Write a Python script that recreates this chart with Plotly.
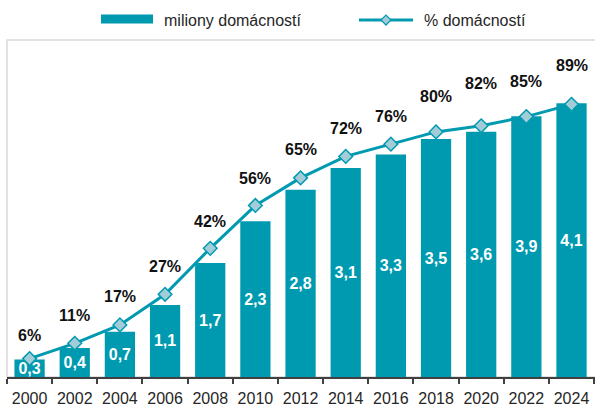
import plotly.graph_objects as go

years = ["2000", "2002", "2004", "2006", "2008", "2010", "2012",
         "2014", "2016", "2018", "2020", "2022", "2024"]
households_mil = [0.26, 0.43, 0.67, 1.07, 1.69, 2.31, 2.78, 3.10, 3.30, 3.53, 3.64, 3.87, 4.06]
households_lbl = ["0,3", "0,4", "0,7", "1,1", "1,7", "2,3", "2,8", "3,1", "3,3", "3,5", "3,6", "3,9", "4,1"]
households_pct = [6, 11, 17, 27, 42, 56, 65, 72, 76, 80, 82, 85, 89]
pct_label_shift = [23, 28, 28, 28, 27, 27, 28, 28, 28, 35, 42, 35, 39]

series_bar = "miliony domácností"
series_line = "% domácností"

TEAL = "#009AB0"
DIAMOND = "#A3CCD9"
FONT = "Liberation Sans, Arial, sans-serif"

W, H = 595, 407
ML, MR, MT, MB = 7, 0, 39.5, 30
PW, PH = W - ML - MR, H - MT - MB


def px(x):
    return (x - ML) / PW


def py(y):
    return (H - MB - y) / PH


fig = go.Figure()
fig.add_trace(go.Bar(
    x=years, y=households_mil, name=series_bar,
    marker=dict(color=TEAL, line=dict(width=0)),
    text=households_lbl, textposition="inside", insidetextanchor="middle",
    textfont=dict(family=FONT, size=16, color="white", weight="bold"),
    showlegend=False, cliponaxis=False,
))
fig.add_trace(go.Scatter(
    x=years, y=households_pct, name=series_line, yaxis="y2",
    mode="lines+markers",
    line=dict(color=TEAL, width=3),
    marker=dict(symbol="diamond", size=10.5, color=DIAMOND, line=dict(color=TEAL, width=1.5)),
    showlegend=False, cliponaxis=False,
))

annotations = []
for i, (p, s) in enumerate(zip(households_pct, pct_label_shift)):
    annotations.append(dict(
        x=i, y=p, xref="x", yref="y2", text=f"{p}%", showarrow=False,
        yshift=s, yanchor="middle", xanchor="center",
        font=dict(family=FONT, size=16, color="#111111", weight="bold"),
    ))

# legend (drawn manually)
annotations.append(dict(x=px(162), y=py(19.5), xref="paper", yref="paper", text=series_bar,
                        showarrow=False, xanchor="left", yanchor="middle",
                        font=dict(family=FONT, size=16, color="#262626")))
annotations.append(dict(x=px(422), y=py(19.5), xref="paper", yref="paper", text=series_line,
                        showarrow=False, xanchor="left", yanchor="middle",
                        font=dict(family=FONT, size=16, color="#262626")))

shapes = [
    # plot-area frame
    dict(type="rect", xref="paper", yref="paper", x0=0, x1=1.02, y0=0, y1=1,
         line=dict(color="#D9D9D9", width=1.5), layer="below"),
    # legend bar swatch
    dict(type="rect", xref="paper", yref="paper", x0=px(101), x1=px(153), y0=py(23), y1=py(14),
         fillcolor=TEAL, line=dict(width=0)),
    # legend line swatch
    dict(type="line", xref="paper", yref="paper", x0=px(359), x1=px(413), y0=py(19.5), y1=py(19.5),
         line=dict(color=TEAL, width=3)),
    dict(type="path", xref="paper", yref="paper", xsizemode="pixel", ysizemode="pixel",
         xanchor=px(386), yanchor=py(19.5), path="M -5 0 L 0 5 L 5 0 L 0 -5 Z",
         fillcolor=DIAMOND, line=dict(color=TEAL, width=1.2)),
]

fig.update_layout(
    width=W, height=H,
    margin=dict(l=ML, r=MR, t=MT, b=MB, pad=0, autoexpand=False),
    paper_bgcolor="white", plot_bgcolor="white",
    bargap=0.33,
    font=dict(family=FONT, color="#262626"),
    xaxis=dict(type="category", range=[-0.5, 12.52], showgrid=False, automargin=False,
               showline=True, linecolor="#404040", linewidth=1.5,
               ticks="outside", ticklen=5, tickcolor="#404040", tickwidth=1.5,
               tickson="boundaries", tickangle=0, ticklabelstandoff=6,
               tickfont=dict(family=FONT, size=16, color="#262626"),
               zeroline=False),
    yaxis=dict(range=[0, 5], visible=False, showgrid=False, zeroline=False, automargin=False),
    yaxis2=dict(range=[0, 110], overlaying="y", visible=False, showgrid=False, zeroline=False,
                automargin=False),
    annotations=annotations,
    shapes=shapes,
    showlegend=False,
    uniformtext=dict(minsize=16, mode="show"),
)

fig.write_html(
    "out.html",
    config={"displayModeBar": False},
    post_script="document.body.style.margin='0';document.body.style.overflow='hidden';",
)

+++++

### Task instructions
Make an exact copy of the listing above. Do not include the pictures.

### Final result
Write a Python script that recreates this chart with Plotly.
import plotly.graph_objects as go

years = ["2000", "2002", "2004", "2006", "2008", "2010", "2012",
         "2014", "2016", "2018", "2020", "2022", "2024"]
households_mil = [0.26, 0.43, 0.67, 1.07, 1.69, 2.31, 2.78, 3.10, 3.30, 3.53, 3.64, 3.87, 4.06]
households_lbl = ["0,3", "0,4", "0,7", "1,1", "1,7", "2,3", "2,8", "3,1", "3,3", "3,5", "3,6", "3,9", "4,1"]
households_pct = [6, 11, 17, 27, 42, 56, 65, 72, 76, 80, 82, 85, 89]
pct_label_shift = [23, 28, 28, 28, 27, 27, 28, 28, 28, 35, 42, 35, 39]

series_bar = "miliony domácností"
series_line = "% domácností"

TEAL = "#009AB0"
DIAMOND = "#A3CCD9"
FONT = "Liberation Sans, Arial, sans-serif"

W, H = 595, 407
ML, MR, MT, MB = 7, 0, 39.5, 30
PW, PH = W - ML - MR, H - MT - MB


def px(x):
    return (x - ML) / PW


def py(y):
    return (H - MB - y) / PH


fig = go.Figure()
fig.add_trace(go.Bar(
    x=years, y=households_mil, name=series_bar,
    marker=dict(color=TEAL, line=dict(width=0)),
    text=households_lbl, textposition="inside", insidetextanchor="middle",
    textfont=dict(family=FONT, size=16, color="white", weight="bold"),
    showlegend=False, cliponaxis=False,
))
fig.add_trace(go.Scatter(
    x=years, y=households_pct, name=series_line, yaxis="y2",
    mode="lines+markers",
    line=dict(color=TEAL, width=3),
    marker=dict(symbol="diamond", size=10.5, color=DIAMOND, line=dict(color=TEAL, width=1.5)),
    showlegend=False, cliponaxis=False,
))

annotations = []
for i, (p, s) in enumerate(zip(households_pct, pct_label_shift)):
    annotations.append(dict(
        x=i, y=p, xref="x", yref="y2", text=f"{p}%", showarrow=False,
        yshift=s, yanchor="middle", xanchor="center",
        font=dict(family=FONT, size=16, color="#111111", weight="bold"),
    ))

# legend (drawn manually)
annotations.append(dict(x=px(162), y=py(19.5), xref="paper", yref="paper", text=series_bar,
                        showarrow=False, xanchor="left", yanchor="middle",
                        font=dict(family=FONT, size=16, color="#262626")))
annotations.append(dict(x=px(422), y=py(19.5), xref="paper", yref="paper", text=series_line,
                        showarrow=False, xanchor="left", yanchor="middle",
                        font=dict(family=FONT, size=16, color="#262626")))

shapes = [
    # plot-area frame
    dict(type="rect", xref="paper", yref="paper", x0=0, x1=1.02, y0=0, y1=1,
         line=dict(color="#D9D9D9", width=1.5), layer="below"),
    # legend bar swatch
    dict(type="rect", xref="paper", yref="paper", x0=px(101), x1=px(153), y0=py(23), y1=py(14),
         fillcolor=TEAL, line=dict(width=0)),
    # legend line swatch
    dict(type="line", xref="paper", yref="paper", x0=px(359), x1=px(413), y0=py(19.5), y1=py(19.5),
         line=dict(color=TEAL, width=3)),
    dict(type="path", xref="paper", yref="paper", xsizemode="pixel", ysizemode="pixel",
         xanchor=px(386), yanchor=py(19.5), path="M -5 0 L 0 5 L 5 0 L 0 -5 Z",
         fillcolor=DIAMOND, line=dict(color=TEAL, width=1.2)),
]

fig.update_layout(
    width=W, height=H,
    margin=dict(l=ML, r=MR, t=MT, b=MB, pad=0, autoexpand=False),
    paper_bgcolor="white", plot_bgcolor="white",
    bargap=0.33,
    font=dict(family=FONT, color="#262626"),
    xaxis=dict(type="category", range=[-0.5, 12.52], showgrid=False, automargin=False,
               showline=True, linecolor="#404040", linewidth=1.5,
               ticks="outside", ticklen=5, tickcolor="#404040", tickwidth=1.5,
               tickson="boundaries", tickangle=0, ticklabelstandoff=6,
               tickfont=dict(family=FONT, size=16, color="#262626"),
               zeroline=False),
    yaxis=dict(range=[0, 5], visible=False, showgrid=False, zeroline=False, automargin=False),
    yaxis2=dict(range=[0, 110], overlaying="y", visible=False, showgrid=False, zeroline=False,
                automargin=False),
    annotations=annotations,
    shapes=shapes,
    showlegend=False,
    uniformtext=dict(minsize=16, mode="show"),
)

fig.write_html(
    "out.html",
    config={"displayModeBar": False},
    post_script="document.body.style.margin='0';document.body.style.overflow='hidden';",
)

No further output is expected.